We view the ongoing optimization of value-added processes as an important management task which makes a major contribution to conserving the Group’s sustainable competitive edge. It entails the systematic and consistent leverage of the existing potential in all our divisions.

To this end, we introduced the concept of our Profit Improvement Program (PIP) as a groupwide, uniform management instrument into the Salzgitter Group back in 1996. PIP combines all the explicitly defined measures designed to  improve the performance and results of Group’s companies, the impact of which are assessable and measurable based on a set of financial ratios. All projects are subject to a stringently systematic procedure for measuring success to which binding and identical assessment criteria are applicable.

Employees play an active part in PIP

In contrast to pure top-down approaches, the commitment of all involved under the PIP concept ensures the successful implementation of the steps agreed. Accordingly, our employees’ suggestions for improvement are also incorporated into PIP. The acceptance of the program, which relies mainly on our employees’ initiative rather than being driven by consultants, and their willingness to use the structures and mechanisms established to consistently improve the profitability of their own projects therefore remains very high. Consequently, we regard PIP as an ongoing task that permeates all levels of management. 

Successful project contributions

To date, the relaunch aspect and the resulting limited time horizon of four years has been a core PIP feature. The year 2010 saw the scheduled completion of the third PIP relaunch (PIP 3) which commenced in 2007.

New ideas and sustainably effective measures were once again integrated into the project catalog, provided that they stood the stringent test of the PIP criteria. With 329 active projects and 81 ideas the number of measures was comparable with that of the previous year. The full-year effect (FYE) of € 175 million also stayed at the 2009 level.

This overall effect results from a number of different areas: activities in sales markets based on products with a higher value added and the extension of the network of sales channels delivered an FYE of € 187 million. Moreover, in the course of improving process workflows in production and administration and streamlining the use of materials and external services, we have identified a potential of € 86 million.

A precondition for achieving the goals set for the Group partly involves an increase in expenses, such as those incurred by investments. An annual amount of € 98 million was therefore taken into account to cover depreciation and amortization, interest and other expenses.

Current Status of PIP 3

In € m FYE
Increase in overall operating performance 187
Savings on expenses 86
Depreciation and amortization/interest/non-personnel expenses –98
Profit-related effect before tax 175

Launch of the new PIP

In response to the economic environment of recent years, the subsidiaries have meanwhile launched additional programs with structures similar to PIP, which, however, have not yet been incorporated into PIP given the input involved in the necessary double entry and associated administration.

The completion of the Group’s third PIP relaunch now presents an opportunity to optimize and create a standardized catalog of criteria for use by all companies.
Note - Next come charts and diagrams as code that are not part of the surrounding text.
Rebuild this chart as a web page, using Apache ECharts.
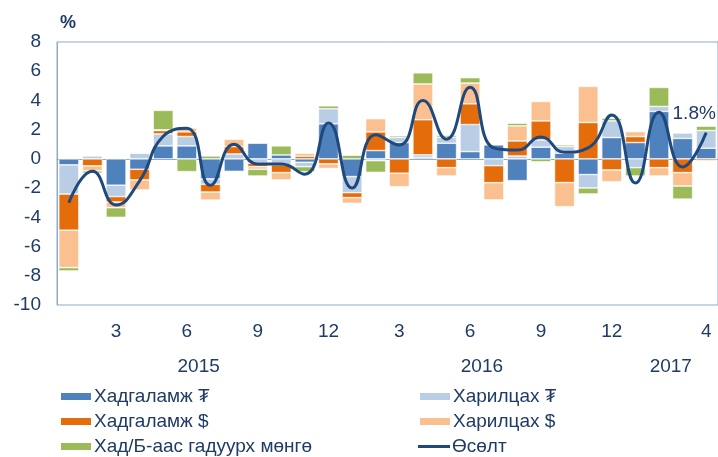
<!DOCTYPE html>
<html lang="mn">
  <head>
    <meta charset="UTF-8" />
    <title>Мөнгөний өсөлт</title>
    <script src="https://cdn.jsdelivr.net/npm/echarts@6.0.0/dist/echarts.min.js"></script>
    <style>
      body { margin: 0; background: #fff; }
      #main { width: 718px; height: 457px; }
    </style>
  </head>
  <body>
    <div id="main"></div>

    <script>
      // сар (2015.1 - 2017.4)
      var months = [1,2,3,4,5,6,7,8,9,10,11,12, 1,2,3,4,5,6,7,8,9,10,11,12, 1,2,3,4]
      var years = ["2015", "2016", "2017"]
      var yearPos = [6, 18, 26] // жилийн бүлгийн голд

      // хувь нэмэр, %
      var hadMNT = [-0.41,0,-1.8,-0.71,0.89,0.89,-1.37,-0.85,1.07,0.27,-0.23,2.4, -1.21,0.57,1.12,0.1,1.07,0.5,0.96,-1.49,0.8,0.39,-1.07,1.46, 1.12,3.25,1.4,0.73]
      var harMNT = [-2.0,0.2,-0.78,0.39,0.82,0.64,-0.37,0.34,-0.3,-0.41,-0.3,1.03, -1.1,-0.12,0.34,0.18,0.41,1.85,-0.46,0.2,0.5,0.46,-0.92,1.14, -0.6,0.34,0.37,1.21]
      var hadUSD = [-2.47,-0.48,-0.37,-0.73,0.23,0.32,-0.53,0.5,-0.23,-0.53,0.18,-0.34, -0.34,1.28,-0.98,2.4,-0.6,1.42,-1.17,1.03,1.3,-1.62,2.49,-0.76, 0.41,-0.6,-0.94,-0.14]
      var harUSD = [-2.56,-0.34,-0.39,-0.69,0.05,0.27,-0.55,0.5,-0.18,-0.5,0.2,-0.32, -0.39,0.9,-0.92,2.45,-0.57,1.42,-1.19,1.03,1.33,-1.65,2.47,-0.8, 0.34,-0.57,-0.92,0]
      var gadMongo = [-0.23,-0.16,-0.66,0.05,1.33,-0.87,0.2,-0.05,-0.46,0.62,-0.35,0.2, 0.25,-0.8,0.12,0.76,0.14,0.37,0,0.18,-0.2,0.11,-0.41,0.18, -0.57,1.3,-0.89,0.3]
      var osolt = [-3.0,-0.85,-3.15,-1.5,1.55,2.1,-1.8,1.0,-0.35,-0.35,-1.05,2.45, -2.0,1.65,0.95,4.0,1.35,4.9,0.75,0.6,1.5,0.45,0.75,3.0, -1.65,3.2,-0.55,1.8]

      var txt = "#1f3b66"
      var axisCol = "#8eaacb"
      var font = "Liberation Sans"
      var fs = 19

      var mChart = echarts.init(document.getElementById("main"))

      function bar(name, data, color) {
        return {
          name: name,
          type: "bar",
          stack: "total",
          data: data,
          barCategoryGap: "15%",
          itemStyle: { color: color, borderColor: "#fff", borderWidth: 0.6 },
        }
      }

      // легенд: нэг мөрөнд нэг зүйл
      function leg(name, left, top, isLine) {
        return {
          data: [name],
          left: left, top: top,
          icon: "rect",
          itemWidth: 32, itemHeight: isLine ? 3 : 9,
          textStyle: { color: txt, fontSize: fs, fontFamily: font, padding: [0, 0, 0, -3] },
        }
      }

      var last = osolt.length - 1
      var lineData = osolt.map(function (v, i) {
        if (i !== last) return v
        return {
          value: v,
          label: {
            show: true,
            position: "top",
            offset: [-12, -4],
            formatter: "{c}%",
            color: txt,
            fontSize: fs,
            fontFamily: font,
          },
        }
      })

      var option = {
        animation: false,
        grid: {
          left: 57, right: 0, top: 42, bottom: 152,
          show: true, borderColor: axisCol, borderWidth: 1,
        },
        xAxis: [
          {
            type: "category",
            data: months,
            axisLine: { lineStyle: { color: axisCol } },
            axisTick: { show: false },
            axisLabel: {
              color: txt, fontSize: fs, fontFamily: font, margin: 17,
              interval: function (i) { return (i % 3 === 2 && i < 24) || i === last },
            },
          },
          {
            type: "value",
            position: "bottom",
            min: 0, max: months.length,
            axisLine: { show: false },
            axisTick: { show: false },
            splitLine: { show: false },
            axisLabel: {
              customValues: yearPos,
              color: txt, fontSize: fs, fontFamily: font, margin: 52,
              formatter: function (v) { return years[yearPos.indexOf(v)] },
            },
          },
        ],
        yAxis: {
          type: "value",
          min: -10, max: 8, interval: 2,
          name: "%",
          nameGap: 10,
          nameTextStyle: { color: txt, fontSize: 18, fontFamily: font, fontWeight: "bold", padding: [0, 0, 0, 22] },
          axisLine: { show: true, lineStyle: { color: axisCol } },
          axisTick: { show: false },
          splitLine: { show: false },
          axisLabel: { color: txt, fontSize: fs, fontFamily: font, margin: 16 },
        },
        legend: [
          leg("Хадгаламж ₮", 54, 382),
          leg("Хадгаламж $", 54, 407),
          leg("Хад/Б-аас гадуурх мөнгө", 54, 432),
          leg("Харилцах ₮", 413, 382),
          leg("Харилцах $", 413, 407),
          leg("Өсөлт", 413, 432, true),
        ],
        series: [
          bar("Хадгаламж ₮", hadMNT, "#4f81bd"),
          bar("Харилцах ₮", harMNT, "#b9cde5"),
          bar("Хадгаламж $", hadUSD, "#e46c0a"),
          bar("Харилцах $", harUSD, "#fac090"),
          bar("Хад/Б-аас гадуурх мөнгө", gadMongo, "#9bbb59"),
          {
            name: "Өсөлт",
            type: "line",
            data: lineData,
            smooth: true,
            symbol: "circle",
            symbolSize: 0.1,
            showSymbol: true,
            lineStyle: { color: "#1f497d", width: 3 },
            itemStyle: { color: "#1f497d" },
          },
        ],
      }
      mChart.setOption(option)
    </script>
  </body>
</html>
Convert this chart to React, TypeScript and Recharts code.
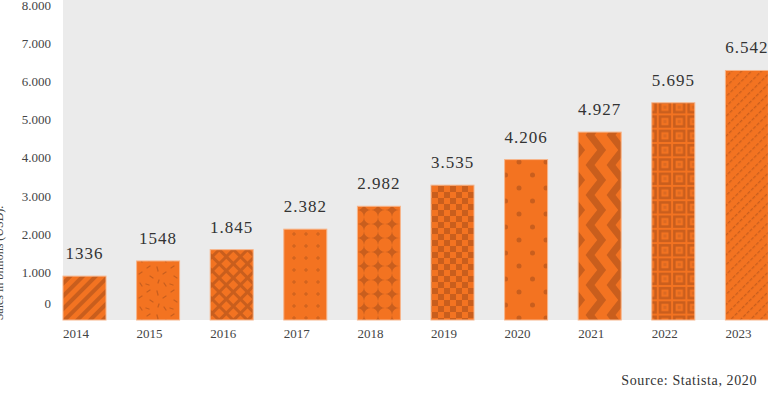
import { BarChart, Bar, XAxis, YAxis, CartesianGrid, LabelList } from 'recharts';

const years = ['2014', '2015', '2016', '2017', '2018', '2019', '2020', '2021', '2022', '2023'];
// bar heights as drawn (billions USD, in thousands of millions)
const sales = [1150, 1548, 1845, 2382, 2982, 3535, 4206, 4927, 5695, 6542];
// printed value labels (as shown above the bars)
const valueLabels = ['1336', '1548', '1.845', '2.382', '2.982', '3.535', '4.206', '4.927', '5.695', '6.542'];
const yTicks = [0, 1000, 2000, 3000, 4000, 5000, 6000, 7000, 8000];

const data = years.map((year, i) => ({ year, sales: sales[i], label: valueLabels[i] }));

const ORANGE = '#f37321';
const DARK = '#c95e1d';
const FONT = '"Liberation Serif", "DejaVu Serif", serif';
const BAND = 73.6;
const BAR_W = 43;

const patternFor = (i: number, id: string) => {
  switch (i) {
    case 0:
      return (
        <pattern id={id} width={9} height={9} patternUnits="userSpaceOnUse" patternTransform="rotate(45)">
          <rect width={9} height={9} fill={ORANGE} />
          <rect width={4} height={9} fill={DARK} />
        </pattern>
      );
    case 1:
      return (
        <pattern id={id} width={24} height={24} patternUnits="userSpaceOnUse">
          <rect width={24} height={24} fill={ORANGE} />
          <g stroke={DARK} strokeWidth={1.3} strokeLinecap="round">
            <line x1={3} y1={4} x2={6} y2={2} />
            <line x1={13} y1={3} x2={14} y2={7} />
            <line x1={19} y1={10} x2={22} y2={8} />
            <line x1={6} y1={12} x2={9} y2={14} />
            <line x1={15} y1={16} x2={14} y2={19} />
            <line x1={2} y1={20} x2={5} y2={21} />
            <line x1={20} y1={19} x2={22} y2={22} />
          </g>
        </pattern>
      );
    case 2:
      return (
        <pattern id={id} width={10} height={10} patternUnits="userSpaceOnUse" patternTransform="rotate(45)">
          <rect width={10} height={10} fill={ORANGE} />
          <rect width={10} height={3} fill={DARK} />
          <rect width={3} height={10} fill={DARK} />
        </pattern>
      );
    case 3:
      return (
        <pattern id={id} width={12} height={12} patternUnits="userSpaceOnUse">
          <rect width={12} height={12} fill={ORANGE} />
          <g stroke={DARK} strokeWidth={1}>
            <line x1={4} y1={6} x2={8} y2={6} />
            <line x1={6} y1={4} x2={6} y2={8} />
          </g>
        </pattern>
      );
    case 4:
      return (
        <pattern id={id} width={14} height={14} patternUnits="userSpaceOnUse">
          <rect width={14} height={14} fill={DARK} />
          <circle cx={7} cy={7} r={7} fill={ORANGE} />
        </pattern>
      );
    case 5:
      return (
        <pattern id={id} width={12} height={12} patternUnits="userSpaceOnUse">
          <rect width={12} height={12} fill={ORANGE} />
          <rect width={6} height={6} fill={DARK} />
          <rect x={6} y={6} width={6} height={6} fill={DARK} />
        </pattern>
      );
    case 6:
      return (
        <pattern id={id} width={27} height={26} patternUnits="userSpaceOnUse">
          <rect width={27} height={26} fill={ORANGE} />
          <circle cx={6} cy={6} r={2.5} fill={DARK} />
          <circle cx={19.5} cy={19} r={2.5} fill={DARK} />
        </pattern>
      );
    case 7:
      return (
        <pattern id={id} width={21} height={30} patternUnits="userSpaceOnUse">
          <rect width={21} height={30} fill={ORANGE} />
          <g stroke={DARK} strokeWidth={7} fill="none">
            <path d="M 16 -3 L 2 15 L 16 33" />
            <path d="M 37 -3 L 23 15 L 37 33" />
            <path d="M -5 -3 L -19 15 L -5 33" />
          </g>
        </pattern>
      );
    case 8:
      return (
        <pattern id={id} width={14.3} height={14.3} patternUnits="userSpaceOnUse">
          <rect width={14.3} height={14.3} fill={ORANGE} />
          <rect x={1} y={1} width={12.3} height={12.3} fill={DARK} />
          <rect x={3.5} y={3.5} width={7.3} height={7.3} fill={ORANGE} />
          <rect x={5.5} y={5.5} width={3.3} height={3.3} fill="#dc6a22" />
        </pattern>
      );
    default:
      return (
        <pattern id={id} width={7} height={5} patternUnits="userSpaceOnUse" patternTransform="rotate(45)">
          <rect width={7} height={5} fill={ORANGE} />
          <rect width={1.3} height={3.5} fill={DARK} />
        </pattern>
      );
  }
};

const PatternBar = (props: any) => {
  const { x, y, height, index } = props;
  const id = `pat-${index}`;
  return (
    <g>
      <defs>{patternFor(index, id)}</defs>
      <rect x={x} y={y} width={BAR_W} height={height} fill={`url(#${id})`} stroke="#f7b58b" strokeWidth={1} />
    </g>
  );
};

const ValueLabel = (props: any) => {
  const { x, y, value } = props;
  return (
    <text x={x + BAR_W / 2} y={y - 17} textAnchor="middle" fontFamily={FONT} fontSize={17} letterSpacing={1} fill="#333">
      {value}
    </text>
  );
};

const YearTick = (props: any) => {
  const { x, payload } = props;
  return (
    <text x={x - BAND / 2} y={338} textAnchor="start" fontFamily={FONT} fontSize={13} fill="#444">
      {payload.value}
    </text>
  );
};

const SalesTick = (props: any) => {
  const { y, payload } = props;
  const v = payload.value as number;
  return (
    <text x={51} y={y + (v === 0 ? -12 : -5)} textAnchor="end" fontFamily={FONT} fontSize={13} fill="#444">
      {v === 0 ? '0' : (v / 1000).toFixed(3)}
    </text>
  );
};

export default function App() {
  return (
    <div style={{ position: 'absolute', left: 0, top: 0, width: 768, height: 393, overflow: 'hidden', background: '#fff' }}>
      <BarChart width={810} height={393} data={data} margin={{ top: 0, right: 11, bottom: 0, left: 0 }} barCategoryGap={0}>
        <CartesianGrid horizontal={false} vertical={false} fill="#ebebeb" />
        <XAxis dataKey="year" height={73} axisLine={false} tickLine={false} interval={0} tick={<YearTick />} />
        <YAxis width={63} domain={[0, 8390]} ticks={yTicks} axisLine={false} tickLine={false} tick={<SalesTick />} />
        <Bar dataKey="sales" isAnimationActive={false} shape={<PatternBar />}>
          <LabelList dataKey="label" content={<ValueLabel />} />
        </Bar>
      </BarChart>
      <svg style={{ position: 'absolute', left: 0, top: 0 }} width={768} height={393} pointerEvents="none">
        <text
          x={3}
          y={263}
          transform="rotate(-90, 3, 263)"
          textAnchor="middle"
          fontFamily={FONT}
          fontSize={12}
          fill="#444"
        >
          Sales in billions (USD).
        </text>
        <text x={757} y={385} textAnchor="end" fontFamily={FONT} fontSize={14} letterSpacing={0.6} fill="#333">
          Source: Statista, 2020
        </text>
      </svg>
    </div>
  );
}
Key aspects include a flexible base year and the implementation of a continuous program with no time restriction. In order to provide additional support, we will be moving away from our current IT system to create an IT environment more suited to the new conditions. In the process, the name PIP will not be changed, as the core criteria will be retained and the three letters have become anchored in the Group’s corporate culture. They are synonymous with efficient and sustainable business conducted with initiative.

Immediate action program for securing profit and liquidity in the short term

As a measure to supplement PIP, we launched an immediate action program in 2009 designed to secure profit and liquidity in the short term so as to counteract the impact of a notable downturn in capacity utilization. The effectiveness of this measure has convinced us to retain a number of components in 2010. Indeed it proved to be a thorough success in 2010 as shown by the practically full realization of an effect on profits worth € 235 million. Around half of the measures under the program are likely to have a permanent effect.

“5P Management”

In connection with “5P Management” goals are formulated whose impact may be difficult to ascertain in financial terms, but which nonetheless exert a positive influence on the company’s performance. The structure of the “5P corporate guideline dimensions” comprises goals such as supplying customers by the respective deadline and in the right quality, ensuring that production processes are up and running seamlessly with minimum unscheduled interruption, as well as promoting the continuous professional development of employees in all areas of the company.

“5P Management”, a balanced scorecard system based on our corporate guidelines and in place since 2004, has meanwhile been implemented in the majority of companies belonging to the Salzgitter Group. This tool enables the identification and pursuit of operational goals and measures derived from the respective corporate strategy for the individual organization units. The structure mirrors the “5P” corporate guideline dimensions defined as “Partners”, “Processes”, “Products”, “Personnel” and “Profit”. Examples of goals which are measurable on the basis of defined criteria and ultimately designed to exert a positive impact on overall company profit are as follows:
  • raising the proportion of premium specification integrity across all production levels on an ongoing basis,
  • guaranteeing necessary precautions for occupational safety and
  • assessing and analyzing customer satisfaction.
These operational goals constitute the basis for formulating agreements on objectives between superiors and executives and non-tariff employees in the relevant area of responsibility.

Agreeing Individual Objectives for Executives and Non-tariff Employees

Agreements on objectives serve to transmit corporate goals and cascade them down to the level of each individual employee’s personal endeavors. Salzgitter AG divides these objectives up into individual targets for executives and non-tariff employees and a collective, quantitative component reflecting the Group’s goal of achieving a return on capital employed (ROCE) of at least 15%. Part of this process is to define a target for each individual subsidiary. Individual objectives are agreed between a superior and his staff and derived from the goals of the next organization unit up in the hierarchy. Beyond this, we take care to ensure that the interaction between the various targets of the employees in their entirety has a positive impact on achieving the overriding objective of our company, which is “preserving our independence through profitability and growth”.